Inspired by a magazine, Simone Pullens joined forces with Maarten Groven and Fre Lemmens of Creneau International to design the interior of café Bar Marie in the Belgian headquarters of publishing firm Sanoma in Mechelen. A curtain was designed and developed in the TextielLab as a partition between the café and the meeting area and is a powerful visual in its own right.
Opened in 2013, Bar Marie is a café situated in the entrance lounge of the Sanoma offices in Mechelen. The aim was to design a space with its own identity but with the same purpose as the Sanoma magazines: telling stories, inspiring and informing. The café needed a partition for the meeting area, and the result was a large woven curtain with a classic floral motif symbolising the café’s focus on organic produce. In the foreground are images of food in contrasting threads, but from a distance the images form the face of Marie.

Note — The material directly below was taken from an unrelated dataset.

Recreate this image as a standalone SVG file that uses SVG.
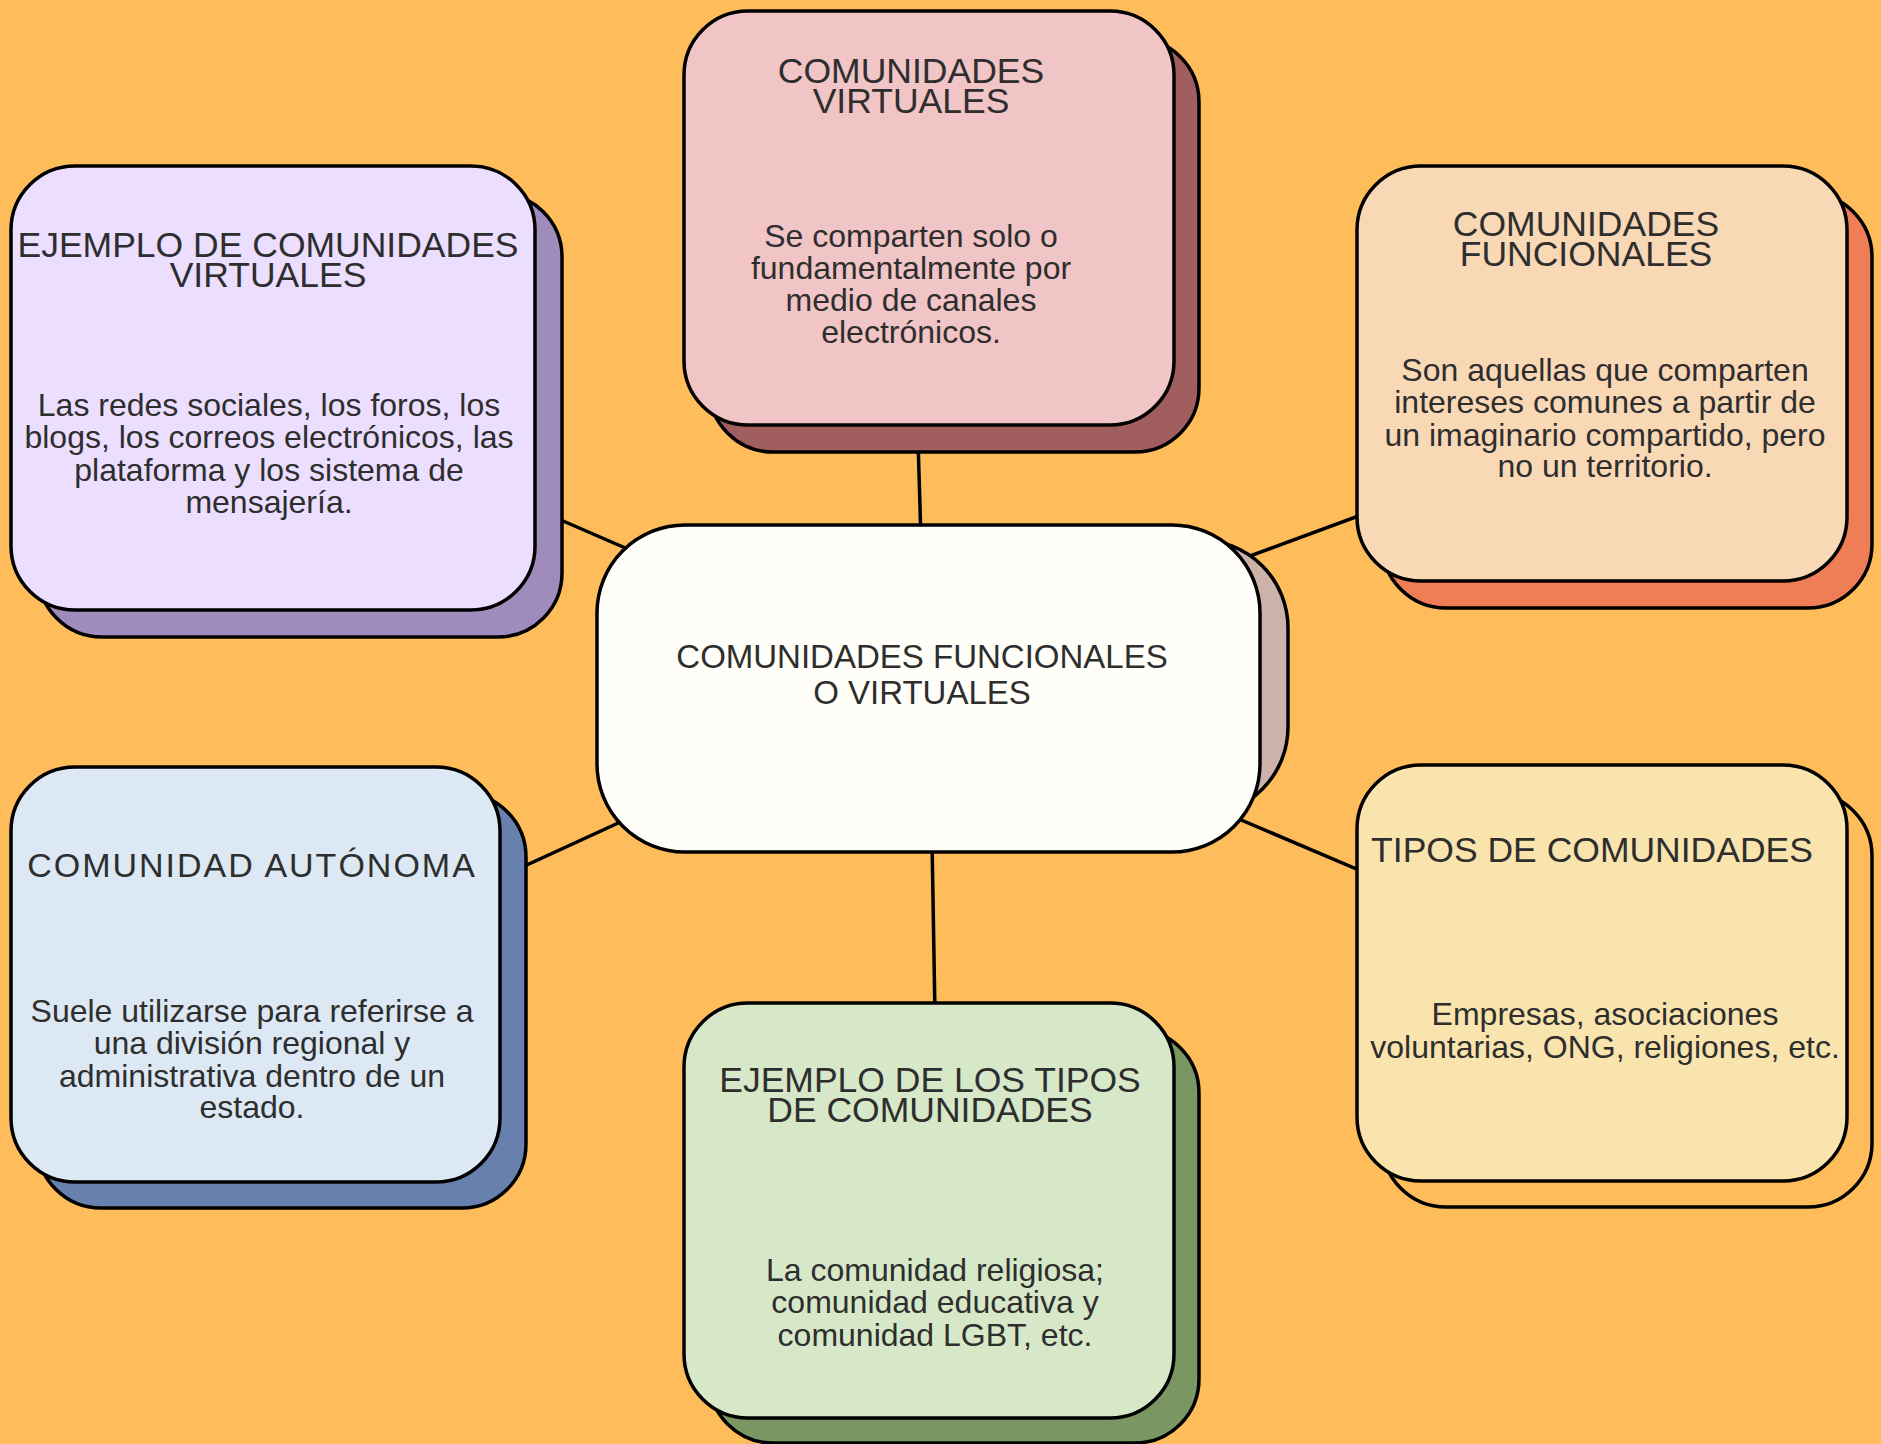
<svg xmlns="http://www.w3.org/2000/svg" width="1881" height="1444" viewBox="0 0 1881 1444">
<style>
.box{stroke:#000;stroke-width:3.5}
.t{font-family:"Liberation Sans",Arial,sans-serif;fill:#2e2e2e;text-anchor:middle}
.ti{font-size:35.5px}
.bd{font-size:32px}
.ce{font-size:33px}
.ga{font-size:34px;letter-spacing:2px}
.con{stroke:#000;stroke-width:3.5;fill:none}
</style>
<rect width="1881" height="1444" fill="#FEBC5A"/>
<g id="connectors">
<line class="con" x1="918" y1="440" x2="921" y2="540"/>
<line class="con" x1="540" y1="511" x2="660" y2="563"/>
<line class="con" x1="1380" y1="508" x2="1220" y2="567"/>
<line class="con" x1="505" y1="875" x2="640" y2="813"/>
<line class="con" x1="1380" y1="879" x2="1220" y2="811"/>
<line class="con" x1="932" y1="840" x2="935" y2="1015"/>
</g>
<g id="node-center">
<rect class="box" x="620" y="540" width="668" height="275" rx="88" fill="#CDB2AA"/>
<rect class="box" x="597" y="525" width="663" height="327" rx="88" fill="#FFFEF8"/>
<text class="t ce" x="922" y="668">COMUNIDADES FUNCIONALES</text>
<text class="t ce" x="922" y="704">O VIRTUALES</text>
</g>
<g id="node-virtuales">
<rect class="box" x="709" y="38" width="490" height="414" rx="64" fill="#A05E5E"/>
<rect class="box" x="684" y="11" width="490" height="414" rx="64" fill="#F1C4C6"/>
<text class="t ti" x="911" y="83">COMUNIDADES</text>
<text class="t ti" x="911" y="113">VIRTUALES</text>
<text class="t bd" x="911" y="247">Se comparten solo o</text>
<text class="t bd" x="911" y="279">fundamentalmente por</text>
<text class="t bd" x="911" y="311">medio de canales</text>
<text class="t bd" x="911" y="343">electrónicos.</text>
</g>
<g id="node-ejemplo-virtuales">
<rect class="box" x="38" y="193" width="524" height="444" rx="64" fill="#9F8CBC"/>
<rect class="box" x="11" y="166" width="524" height="444" rx="64" fill="#ECDEFE"/>
<text class="t ti" x="268" y="257">EJEMPLO DE COMUNIDADES</text>
<text class="t ti" x="268" y="287">VIRTUALES</text>
<text class="t bd" x="269" y="416">Las redes sociales, los foros, los</text>
<text class="t bd" x="269" y="448">blogs, los correos electrónicos, las</text>
<text class="t bd" x="269" y="481">plataforma y los sistema de</text>
<text class="t bd" x="269" y="513">mensajería.</text>
</g>
<g id="node-funcionales">
<rect class="box" x="1382" y="193" width="490" height="415" rx="64" fill="#EF7D55"/>
<rect class="box" x="1357" y="166" width="490" height="415" rx="64" fill="#F9D8B6"/>
<text class="t ti" x="1586" y="236">COMUNIDADES</text>
<text class="t ti" x="1586" y="266">FUNCIONALES</text>
<text class="t bd" x="1605" y="381">Son aquellas que comparten</text>
<text class="t bd" x="1605" y="413">intereses comunes a partir de</text>
<text class="t bd" x="1605" y="446">un imaginario compartido, pero</text>
<text class="t bd" x="1605" y="477">no un territorio.</text>
</g>
<g id="node-autonoma">
<rect class="box" x="37" y="793" width="489" height="415" rx="64" fill="#6780AE"/>
<rect class="box" x="11" y="767" width="489" height="415" rx="64" fill="#DCE8F3"/>
<text class="t ga" x="252" y="877">COMUNIDAD AUTÓNOMA</text>
<text class="t bd" x="252" y="1022">Suele utilizarse para referirse a</text>
<text class="t bd" x="252" y="1054">una división regional y</text>
<text class="t bd" x="252" y="1087">administrativa dentro de un</text>
<text class="t bd" x="252" y="1118">estado.</text>
</g>
<g id="node-ejemplo-tipos">
<rect class="box" x="709" y="1029" width="490" height="414" rx="64" fill="#7A9663"/>
<rect class="box" x="684" y="1003" width="490" height="415" rx="64" fill="#D7E8C8"/>
<text class="t ti" x="930" y="1092">EJEMPLO DE LOS TIPOS</text>
<text class="t ti" x="930" y="1122">DE COMUNIDADES</text>
<text class="t bd" x="935" y="1281">La comunidad religiosa;</text>
<text class="t bd" x="935" y="1313">comunidad educativa y</text>
<text class="t bd" x="935" y="1346">comunidad LGBT, etc.</text>
</g>
<g id="node-tipos">
<rect class="box" x="1382" y="792" width="490" height="415" rx="64" fill="#FEBC5A"/>
<rect class="box" x="1357" y="765" width="490" height="416" rx="64" fill="#FAE4AD"/>
<text class="t ti" x="1592" y="862">TIPOS DE COMUNIDADES</text>
<text class="t bd" x="1605" y="1025">Empresas, asociaciones</text>
<text class="t bd" x="1605" y="1058">voluntarias, ONG, religiones, etc.</text>
</g>
</svg>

A contrasting thread colour was needed to distinguish the face from the colourful flowered pattern. Using a special weaving technique, a relief pattern was applied to the lines on the face to make it stand out from the background. The highly complex design was translated into 24 colours, and thorough colour testing helped to select the right mix. Due to the enormous number of colours and threads used in this design, it was a challenge to maintain the suppleness of the fabric.
After graduating with honours in interior design and furniture design from the Katholieke Hogeschool Mechelen, Pullens started creating interior concepts at Creneau International, an international design agency based in Belgium. She now runs her own business in Den Bosch. She has designed interior concepts for various retail companies, hotels and restaurants, including the Yup Hotel in Hasselt and the Dutch Kitchen & Bar in the Holland Boulevard at Schiphol Airport Amsterdam.